Bullfrog Films, (800) 543-3764

"Gimme land lotsa land" Roy Rogers croons while earth-moving machines rip up the western countryside, where vast housing tracts spread, and freeways unroll across the prairie. The original victims of America's relentless westward expansion were the Indians, narrator Dennis Weaver reminds us in a laid-back drawl that contrasts with the frenzy of road-raging commuters, but they weren't the last. "This time the victim is the land itself . . . fifty-thousand square miles in half a lifetime . . . incredible vistas plowed under into a sea of rooftops and parking lots."

This second conquest of the West hasn't paid off on its promises. People who hoped to enjoy open space find themselves confined to their cars instead. The typical suburbanite will spend a total of four years in a car just navigating to work and doing errands.

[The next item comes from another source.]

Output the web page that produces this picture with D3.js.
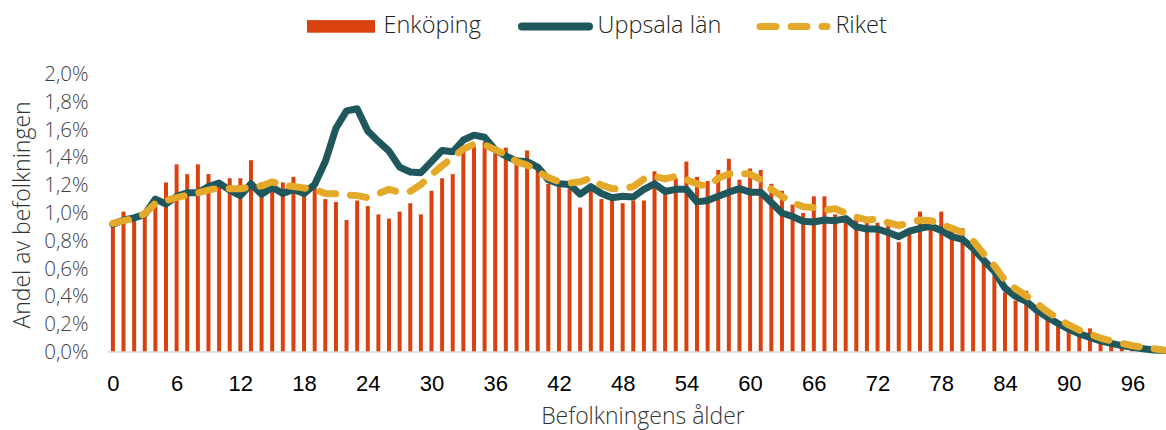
<!DOCTYPE html>
<html>
<head>
<meta charset="utf-8">
<script src="https://cdn.jsdelivr.net/npm/d3@7"></script>
<style>
  html, body { margin: 0; padding: 0; background: #ffffff; }
  svg { display: block; }
</style>
</head>
<body>
<svg id="chart" width="1166" height="430"></svg>
<script>
// ---- data (andel av befolkningen, %) ----
const ages = d3.range(0, 100);
const xTickValues = [0, 6, 12, 18, 24, 30, 36, 42, 48, 54, 60, 66, 72, 78, 84, 90, 96];
const yTickValues = [0, 0.2, 0.4, 0.6, 0.8, 1.0, 1.2, 1.4, 1.6, 1.8, 2.0];
const seriesNames = ["Enköping", "Uppsala län", "Riket"];

const enkoping = [
  0.90, 1.01, 0.95, 0.97, 1.05, 1.22, 1.35, 1.28, 1.35, 1.28,
  1.19, 1.25, 1.25, 1.38, 1.22, 1.21, 1.22, 1.26, 1.18, 1.18,
  1.10, 1.08, 0.95, 1.09, 1.05, 0.99, 0.96, 1.01, 1.07, 0.99,
  1.16, 1.25, 1.28, 1.45, 1.48, 1.51, 1.43, 1.47, 1.40, 1.45,
  1.32, 1.21, 1.19, 1.20, 1.04, 1.16, 1.10, 1.09, 1.07, 1.09,
  1.09, 1.30, 1.15, 1.25, 1.37, 1.26, 1.23, 1.31, 1.39, 1.24,
  1.32, 1.31, 1.21, 1.16, 1.06, 1.00, 1.12, 1.12, 0.99, 0.97,
  0.97, 0.93, 0.93, 0.92, 0.79, 0.85, 1.01, 0.91, 1.01, 0.87,
  0.89, 0.73, 0.64, 0.55, 0.43, 0.37, 0.44, 0.29, 0.31, 0.19,
  0.16, 0.13, 0.17, 0.10, 0.07, 0.04, 0.03, 0.015, 0.01, 0.005
];

const uppsala = [
  0.92, 0.95, 0.965, 0.99, 1.10, 1.065, 1.12, 1.146, 1.146, 1.19,
  1.215, 1.165, 1.125, 1.21, 1.135, 1.185, 1.14, 1.17, 1.14, 1.205,
  1.37, 1.61, 1.735, 1.75, 1.59, 1.515, 1.445, 1.33, 1.295, 1.29,
  1.37, 1.45, 1.44, 1.525, 1.56, 1.545, 1.455, 1.41, 1.375, 1.37,
  1.33, 1.24, 1.21, 1.205, 1.135, 1.19, 1.14, 1.11, 1.12, 1.115,
  1.17, 1.21, 1.155, 1.17, 1.17, 1.08, 1.09, 1.12, 1.15, 1.175,
  1.15, 1.15, 1.075, 1.00, 0.975, 0.94, 0.935, 0.95, 0.945, 0.96,
  0.90, 0.885, 0.885, 0.86, 0.83, 0.87, 0.89, 0.905, 0.875, 0.83,
  0.81, 0.745, 0.66, 0.58, 0.46, 0.40, 0.365, 0.30, 0.25, 0.205,
  0.165, 0.13, 0.105, 0.08, 0.062, 0.046, 0.034, 0.024, 0.015, 0.01
];

const riket = [
  0.925, 0.945, 0.96, 0.995, 1.07, 1.09, 1.11, 1.13, 1.145, 1.165,
  1.18, 1.175, 1.175, 1.185, 1.195, 1.225, 1.20, 1.19, 1.18, 1.17,
  1.14, 1.138, 1.13, 1.125, 1.11, 1.14, 1.17, 1.15, 1.155, 1.205,
  1.275, 1.34, 1.40, 1.46, 1.495, 1.49, 1.455, 1.42, 1.37, 1.345,
  1.30, 1.255, 1.225, 1.215, 1.225, 1.25, 1.20, 1.175, 1.175, 1.19,
  1.245, 1.265, 1.245, 1.265, 1.24, 1.21, 1.19, 1.25, 1.28, 1.285,
  1.28, 1.24, 1.17, 1.12, 1.075, 1.045, 1.04, 1.02, 1.03, 1.00,
  0.97, 0.95, 0.955, 0.93, 0.91, 0.93, 0.95, 0.945, 0.92, 0.89,
  0.86, 0.80, 0.705, 0.62, 0.515, 0.455, 0.405, 0.35, 0.29, 0.24,
  0.195, 0.157, 0.13, 0.10, 0.08, 0.062, 0.045, 0.033, 0.024, 0.012
];

// ---- styling ----
const colBar = "#D9410F";
const colUpp = "#1F575C";
const colRik = "#E5A92A";
const lightFont = "'Open Sans', Lato, sans-serif";

const svg = d3.select("#chart");

const plotLeft = 107.6, plotRight = 1166, plotTop = 74, plotBottom = 352;
const x = d3.scaleLinear().domain([0, 99]).range([112.9, 112.9 + 99 * 10.62]);
const y = d3.scaleLinear().domain([0, 2]).range([plotBottom, plotTop]);
const barW = 4;

// bars
svg.append("g").selectAll("rect")
  .data(ages)
  .join("rect")
  .attr("x", d => x(d) - barW / 2)
  .attr("y", d => y(enkoping[d]))
  .attr("width", barW)
  .attr("height", d => y(0) - y(enkoping[d]))
  .attr("fill", colBar);

// baseline
svg.append("line")
  .attr("x1", plotLeft).attr("x2", plotRight)
  .attr("y1", y(0)).attr("y2", y(0))
  .attr("stroke", "#d9d9d9").attr("stroke-width", 1.5);

// lines
const lineGen = arr => d3.line().x(d => x(d)).y(d => y(arr[d]))(ages);

svg.append("path")
  .attr("d", lineGen(uppsala))
  .attr("fill", "none")
  .attr("stroke", colUpp)
  .attr("stroke-width", 7)
  .attr("stroke-linejoin", "round")
  .attr("stroke-linecap", "round");

svg.append("path")
  .attr("d", lineGen(riket))
  .attr("fill", "none")
  .attr("stroke", colRik)
  .attr("stroke-width", 7)
  .attr("stroke-dasharray", "16,15")
  .attr("stroke-linejoin", "round")
  .attr("stroke-linecap", "round");

// x axis
const xAxis = svg.append("g")
  .attr("transform", `translate(0,${plotBottom})`)
  .call(d3.axisBottom(x).tickValues(xTickValues).tickSize(0).tickPadding(23).tickFormat(d3.format("d")));
xAxis.select(".domain").remove();
xAxis.selectAll("text")
  .attr("font-family", "'Liberation Sans', Arial, sans-serif")
  .attr("font-size", 22)
  .attr("fill", "#000");

// y axis
const fmt = d => d3.format(".1f")(d).replace(".", ",") + "%";
const yAxis = svg.append("g")
  .attr("transform", `translate(${plotLeft},0)`)
  .call(d3.axisLeft(y).tickValues(yTickValues).tickSize(0).tickPadding(19).tickFormat(fmt));
yAxis.select(".domain").remove();
yAxis.selectAll("text")
  .attr("font-family", lightFont)
  .attr("font-weight", 300)
  .attr("font-size", 20.5)
  .attr("fill", "#404040");

// axis titles
svg.append("text")
  .attr("transform", "translate(30,215) rotate(-90)")
  .attr("text-anchor", "middle")
  .attr("font-family", lightFont)
  .attr("font-weight", 300)
  .attr("font-size", 23)
  .attr("fill", "#333")
  .text("Andel av befolkningen");

svg.append("text")
  .attr("x", 643).attr("y", 424)
  .attr("text-anchor", "middle")
  .attr("font-family", lightFont)
  .attr("font-weight", 300)
  .attr("font-size", 23)
  .attr("fill", "#333")
  .text("Befolkningens ålder");

// legend
const lg = svg.append("g");
const ly = 26.4;
lg.append("rect").attr("x", 307).attr("y", ly - 6.3).attr("width", 68).attr("height", 12.6).attr("fill", colBar);
lg.append("line").attr("x1", 522).attr("x2", 589).attr("y1", ly).attr("y2", ly)
  .attr("stroke", colUpp).attr("stroke-width", 8).attr("stroke-linecap", "round");
lg.append("line").attr("x1", 760).attr("x2", 827).attr("y1", ly).attr("y2", ly)
  .attr("stroke", colRik).attr("stroke-width", 7).attr("stroke-linecap", "round")
  .attr("stroke-dasharray", "16,15");
const legTextX = [383.5, 597.5, 835.4];
lg.selectAll("text.leg")
  .data(seriesNames)
  .join("text")
  .attr("class", "leg")
  .attr("x", (d, i) => legTextX[i])
  .attr("y", 33.3)
  .attr("font-family", lightFont)
  .attr("font-weight", 300)
  .attr("font-size", 23.5)
  .attr("fill", "#222")
  .text(d => d);
</script>
</body>
</html>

While we can blame ol' Roy and his sidekicks for promoting the myth that encourages Americans to flee to make-believe ranches on the open prairie, Subdivide and Conquer shows how government policies are the biggest enablers of untrammeled growth. Tax breaks for developers, tax deductions that encourage big houses on bigger lots, poor land-preservation laws, and the federal highway system itself all contribute to reckless development.

Following this fact-filled, yet entertaining exposť are some hopeful examples of solutions to sprawl. The video explores ideas of the New Urbanists, architects and planners who reinvigorate urban space, push for multiple-use rezoning, and create more compact housing. We hear from reverse refugees, those who have fled the suburbs to revitalized downtowns, where they enjoy proximity to stores, parks, and community gardens. We also visit places like Boulder, Colorado, which used sales-tax money to set aside 26,000 development-free acres. And when residents themselves get a democratic chance to do hands-on planning, they usually create denser, 1930s-style neighborhoods instead of the sprawl dictated by top-down planning. Revelations like these should make Subdivide and Conquer the anti-sprawl activist's favorite documentary.